Consumers have somewhat of a fickle relationship with security when it comes to transactions. Most report that they want security, and they are sincere in their reporting. However, as Kount Chief Customer Experience Officer Richard Stuppy noted, when it comes to their actual commitment in policing their own transactional security and letting it drive their decisions, it doesn’t have all that much of an effect.
“Consumers know that, for most payment types, they aren’t going to be liable for the fraud if it happens, so it isn’t acting as a major inhibitor or influence on their thinking,” Stuppy said.
What moves the consumer, he explained, is the experience — what will work fastest, smoothest and with the least number of inconvenient clicks or data-entry stutter steps between them and their goal. It is why, he noted, we see stats like the latest data in the January edition of the Kount and PYMNTS Mobile Order-Ahead Tracker, which found that only 32 percent of customers are using mobile order-ahead, and only 28 percent are paying in-app. This isn’t so much of a security gap as a convenience gap.
Customers like mobile order-ahead, but only when the quick-service restaurants (QSRs) in question have optimized it for their use.
For example, many payment options favored by consumers have not been implemented by QSRs, which “have instead been sticking with a long-standing tradition that a few big players put into place of only using a reloadable card to pay for mobile orders,” he said. “It is only recently that we’ve seen more going multi-tender over [the] top of that reloadable gift card embedded in the app, and it was hard to get there.”
The real lesson, he added, is that mobile order-ahead — and all its functionality — has the potential to be a transformative force in the QSR space, but there is still quite a bit to be done on the security and experience side for it to live up to that potential.
The Three Main Challenges
When it comes time to think about building out functionality around mobile order-ahead, and making it secure and functional, Stuppy said, there are three main questions that are critical. The first is the technical question, like whether the cybersecurity element is placed correctly, and designed so that the app will function in a stable and secure manner. The second is the experience question — what it will be like for a consumer to use this secure system, and whether it will be the “fantastically delightful” journey through digital space that the firm is hoping to build.
The final question is the hardest one: Are we bringing a future-oriented security mindset to make steps one and two sufficient for the challenges ahead? That last step, aside from being the hardest, is also the most critical and determinative of what the future will look like from both a security and consumer experience point of view.

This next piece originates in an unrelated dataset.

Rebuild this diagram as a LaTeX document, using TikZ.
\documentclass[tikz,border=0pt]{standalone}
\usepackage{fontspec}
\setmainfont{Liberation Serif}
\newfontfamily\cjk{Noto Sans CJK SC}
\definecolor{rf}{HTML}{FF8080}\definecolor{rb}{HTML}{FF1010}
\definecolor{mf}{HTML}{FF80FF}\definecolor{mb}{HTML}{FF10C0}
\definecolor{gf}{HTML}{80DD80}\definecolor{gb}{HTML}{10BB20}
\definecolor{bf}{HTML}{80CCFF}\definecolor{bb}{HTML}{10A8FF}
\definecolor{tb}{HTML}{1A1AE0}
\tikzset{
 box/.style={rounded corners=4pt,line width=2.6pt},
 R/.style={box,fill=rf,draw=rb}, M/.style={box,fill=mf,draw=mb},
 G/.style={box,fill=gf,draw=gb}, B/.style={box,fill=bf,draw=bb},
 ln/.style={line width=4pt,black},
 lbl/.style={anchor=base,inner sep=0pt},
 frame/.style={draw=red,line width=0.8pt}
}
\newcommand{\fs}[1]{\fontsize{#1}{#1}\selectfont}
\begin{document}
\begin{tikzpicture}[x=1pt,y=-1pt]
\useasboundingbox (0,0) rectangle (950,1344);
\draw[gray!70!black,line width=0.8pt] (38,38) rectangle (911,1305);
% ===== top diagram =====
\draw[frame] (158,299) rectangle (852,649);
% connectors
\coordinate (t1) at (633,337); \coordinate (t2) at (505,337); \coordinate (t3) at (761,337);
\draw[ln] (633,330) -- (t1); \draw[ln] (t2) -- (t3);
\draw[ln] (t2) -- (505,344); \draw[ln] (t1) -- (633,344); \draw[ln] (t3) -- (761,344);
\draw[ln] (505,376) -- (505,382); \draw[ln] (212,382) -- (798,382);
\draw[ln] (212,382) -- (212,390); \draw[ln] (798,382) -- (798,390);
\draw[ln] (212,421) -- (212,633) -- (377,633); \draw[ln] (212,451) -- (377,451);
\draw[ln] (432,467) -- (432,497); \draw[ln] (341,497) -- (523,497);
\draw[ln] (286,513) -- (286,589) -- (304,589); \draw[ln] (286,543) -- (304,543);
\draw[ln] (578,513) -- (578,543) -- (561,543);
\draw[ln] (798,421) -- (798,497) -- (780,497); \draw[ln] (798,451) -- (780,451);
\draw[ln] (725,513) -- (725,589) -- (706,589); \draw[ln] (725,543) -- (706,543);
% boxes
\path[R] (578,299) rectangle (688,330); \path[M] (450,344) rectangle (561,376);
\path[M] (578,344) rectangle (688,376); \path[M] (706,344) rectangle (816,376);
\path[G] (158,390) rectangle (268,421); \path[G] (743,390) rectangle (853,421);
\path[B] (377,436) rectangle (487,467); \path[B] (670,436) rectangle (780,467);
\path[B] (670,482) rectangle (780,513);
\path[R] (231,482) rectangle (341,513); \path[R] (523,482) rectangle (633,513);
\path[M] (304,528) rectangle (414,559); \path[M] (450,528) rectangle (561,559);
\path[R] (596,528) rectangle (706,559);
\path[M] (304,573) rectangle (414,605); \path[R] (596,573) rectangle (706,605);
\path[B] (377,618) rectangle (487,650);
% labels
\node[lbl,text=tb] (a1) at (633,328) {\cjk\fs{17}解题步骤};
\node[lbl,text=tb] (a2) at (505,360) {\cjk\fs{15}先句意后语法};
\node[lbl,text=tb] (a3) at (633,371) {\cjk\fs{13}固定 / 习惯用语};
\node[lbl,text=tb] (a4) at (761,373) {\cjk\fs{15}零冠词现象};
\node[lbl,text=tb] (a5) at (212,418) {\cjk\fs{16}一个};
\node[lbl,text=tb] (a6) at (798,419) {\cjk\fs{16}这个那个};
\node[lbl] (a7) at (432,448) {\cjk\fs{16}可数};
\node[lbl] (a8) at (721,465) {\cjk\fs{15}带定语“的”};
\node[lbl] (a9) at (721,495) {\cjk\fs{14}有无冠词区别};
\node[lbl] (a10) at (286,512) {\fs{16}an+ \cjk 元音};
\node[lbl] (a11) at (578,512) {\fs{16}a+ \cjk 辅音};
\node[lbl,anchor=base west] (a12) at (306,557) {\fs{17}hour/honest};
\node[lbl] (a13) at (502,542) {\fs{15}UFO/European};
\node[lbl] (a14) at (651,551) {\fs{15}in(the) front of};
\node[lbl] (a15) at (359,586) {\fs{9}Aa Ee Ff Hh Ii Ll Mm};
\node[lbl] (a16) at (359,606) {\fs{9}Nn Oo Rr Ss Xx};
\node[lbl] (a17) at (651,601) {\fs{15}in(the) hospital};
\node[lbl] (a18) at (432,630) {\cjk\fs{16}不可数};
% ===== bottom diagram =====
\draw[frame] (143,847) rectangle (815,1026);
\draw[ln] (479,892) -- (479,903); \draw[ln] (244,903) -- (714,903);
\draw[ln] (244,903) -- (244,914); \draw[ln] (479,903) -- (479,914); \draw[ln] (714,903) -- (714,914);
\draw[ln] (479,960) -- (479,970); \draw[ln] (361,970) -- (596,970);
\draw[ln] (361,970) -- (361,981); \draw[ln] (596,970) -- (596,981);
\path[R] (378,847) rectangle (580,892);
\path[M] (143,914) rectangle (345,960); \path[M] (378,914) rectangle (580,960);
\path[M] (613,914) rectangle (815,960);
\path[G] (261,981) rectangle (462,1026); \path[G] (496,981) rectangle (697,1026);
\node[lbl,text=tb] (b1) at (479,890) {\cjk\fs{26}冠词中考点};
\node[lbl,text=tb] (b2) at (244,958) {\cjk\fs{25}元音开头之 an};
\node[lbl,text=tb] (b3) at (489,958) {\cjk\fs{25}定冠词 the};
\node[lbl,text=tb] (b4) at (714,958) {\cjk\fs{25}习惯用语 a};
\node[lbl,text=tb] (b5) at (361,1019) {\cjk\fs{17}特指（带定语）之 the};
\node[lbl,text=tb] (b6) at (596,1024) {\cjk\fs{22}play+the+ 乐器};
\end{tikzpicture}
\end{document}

“What firms have to realize is that the bad guys don’t think the way that they do, and no matter how much technology and process you put in place, fraudsters will try to use that exact infrastructure against you to steal from you,” he said. “And you have to say the same thing to the customer experience teams — the smoother and easier you make this for a good customer, the more tempted a bad one is going to be to try to leverage it against you.”
The fraud mindset is simple, he noted. How do we bring all these elements together and put controls in place so that firms can protect the investments they are making in adding order-ahead experiences, and not have them be ruined and destroyed by fraud?

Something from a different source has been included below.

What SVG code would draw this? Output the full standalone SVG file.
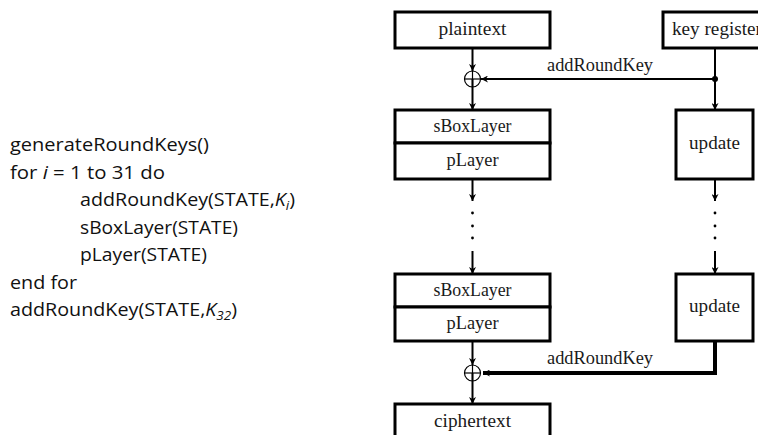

As Kount has increasingly seen, fraud comes on many fronts, and QSRs have reason to be concerned about protecting themselves.
Power A Holistic Approach
One would be surprised, Stuppy noted, at just how many law-abiding people out there are willing to be accessories to fraud when it comes to their next QSR orders. Kount is seeing an increasing wave that involves what he called “plugs,” which are often referred to under the umbrella term of coupon fraud.

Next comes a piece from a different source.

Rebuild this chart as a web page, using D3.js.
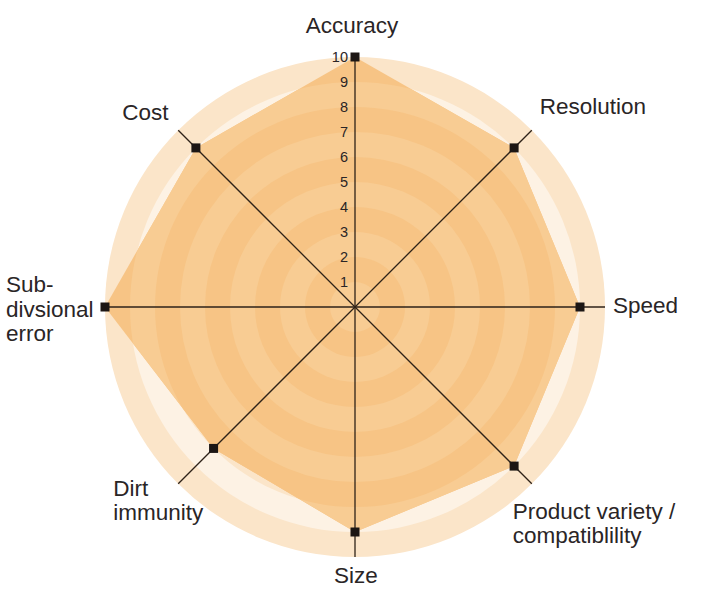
<!DOCTYPE html>
<html lang="en">
<head>
<meta charset="UTF-8"/>
<title>Radar chart</title>
<script src="https://d3js.org/d3.v7.min.js"></script>
<style>
    body { margin: 0; background: #fff; }
    text { font-family: "Liberation Sans", Arial, sans-serif; fill: #2a2526; }
</style>
</head>
<body>
<script>
// data
var categories = ["Accuracy", "Resolution", "Speed", "Product variety / compatiblility",
                  "Size", "Dirt immunity", "Sub- divsional error", "Cost"];
var labelLines = [["Accuracy"], ["Resolution"], ["Speed"], ["Product variety /", "compatiblility"],
                  ["Size"], ["Dirt", "immunity"], ["Sub-", "divsional", "error"], ["Cost"]];
var values = [10, 9, 9, 9, 9, 8, 10, 9];
var ticks = [1, 2, 3, 4, 5, 6, 7, 8, 9, 10];

var w = 707, h = 598;
var cx = 355, cy = 307;

var svg = d3.select("body").append("svg")
    .attr("width", w)
    .attr("height", h);

var g = svg.append("g").attr("transform", "translate(" + cx + "," + cy + ")");

var rScale = d3.scaleLinear().domain([0, 10]).range([0, 250]);
var aScale = d3.scaleLinear().domain([0, categories.length]).range([0, 2 * Math.PI]);

function pt(i, v) {
    var a = aScale(i);
    return [Math.sin(a) * rScale(v), -Math.cos(a) * rScale(v)];
}

// background rings (outer to inner)
var rings = ticks.slice().reverse();
var outside = ["#fbe5c9", "#fdf2e4"];
var inside = ["#f7c485", "#f8cc93"];

g.selectAll("circle.bg")
    .data(rings)
    .enter().append("circle")
    .attr("class", "bg")
    .attr("r", function(d){ return rScale(d); })
    .attr("fill", function(d){ return outside[(10 - d) % 2]; });

// polygon clip
var line = d3.line().curve(d3.curveLinearClosed);
var polyPts = values.map(function(v, i){ return pt(i, v); });

svg.append("defs").append("clipPath")
    .attr("id", "poly")
    .append("path")
    .attr("d", line(polyPts));

var inner = g.append("g").attr("clip-path", "url(#poly)");
inner.selectAll("circle")
    .data(rings)
    .enter().append("circle")
    .attr("r", function(d){ return rScale(d); })
    .attr("fill", function(d){ return inside[(10 - d) % 2]; });

// axes
g.selectAll("line.axis")
    .data(categories)
    .enter().append("line")
    .attr("class", "axis")
    .attr("x1", 0).attr("y1", 0)
    .attr("x2", function(d, i){ return pt(i, 10)[0]; })
    .attr("y2", function(d, i){ return pt(i, 10)[1]; })
    .attr("stroke", "#2e2218")
    .attr("stroke-width", 1.3);

// markers
g.selectAll("rect.marker")
    .data(values)
    .enter().append("rect")
    .attr("class", "marker")
    .attr("x", function(d, i){ return pt(i, d)[0] - 4.5; })
    .attr("y", function(d, i){ return pt(i, d)[1] - 4.5; })
    .attr("width", 9)
    .attr("height", 9)
    .attr("fill", "#1c1614");

// tick labels along the Accuracy axis
g.selectAll("text.tick")
    .data(ticks)
    .enter().append("text")
    .attr("class", "tick")
    .attr("x", -7)
    .attr("y", function(d){ return -rScale(d); })
    .attr("dy", "0.36em")
    .attr("text-anchor", "end")
    .style("font-size", "14.5px")
    .text(function(d){ return d; });

// category labels: anchor, offset from axis end
var labelPos = [
    {anchor: "middle", dx: -3, dy: -24},
    {anchor: "start", dx: 8, dy: -16},
    {anchor: "start", dx: 8, dy: 6},
    {anchor: "start", dx: -19, dy: 35},
    {anchor: "middle", dx: 1, dy: 26},
    {anchor: "start", dx: -65, dy: 12},
    {anchor: "start", dx: -99, dy: -15},
    {anchor: "start", dx: -56, dy: -10}
];

var labels = g.selectAll("text.cat")
    .data(labelLines)
    .enter().append("text")
    .attr("class", "cat")
    .attr("x", function(d, i){ return pt(i, 10)[0] + labelPos[i].dx; })
    .attr("y", function(d, i){ return pt(i, 10)[1] + labelPos[i].dy; })
    .attr("text-anchor", function(d, i){ return labelPos[i].anchor; })
    .style("font-size", "22.5px");

labels.selectAll("tspan")
    .data(function(d){ return d; })
    .enter().append("tspan")
    .attr("x", function(){ return d3.select(this.parentNode).attr("x"); })
    .attr("dy", function(d, j){ return j === 0 ? 0 : 24.5; })
    .text(function(d){ return d; });
</script>
</body>
</html>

The idea is that consumers can head to a “plug” site and be offered the ability to pay a small amount of money — maybe $10 or so — for an order of $50 worth of food from DoorDash, Grubhub or a local restaurant. The plug is paid for by some other fraudulent activity — maybe there is a stolen credit card powering the account, maybe it is a hacked account that has been taken over or maybe it is a fraudster who has figured out how to crack and exploit a loyalty offer to maximum resale effect.
The point is that these aren’t hidden QSR fraud hangouts buried on the dark web, accessible only with a bitcoin wallet and the will to commit cybercrime. These are sites findable by search, and paid for with the standard payment methods people would have used to order legitimately.
“People are blindly participating in this, and it is a real challenge,” Stuppy said.
A challenge, but one that Kount believes can ultimately be defeated with a fraud mindset, trained to look for the loopholes that exploiters and crooks use to turn security and engagement tools back on those who put them into place. The goal, though, isn’t to throw the baby out with the bathwater — or for QSRs to start unplugging mobile ordering en masse.
It does mean, however, that it is time to start rethinking how to secure those orders, end to end, in the context of that smoothed-out customer journey.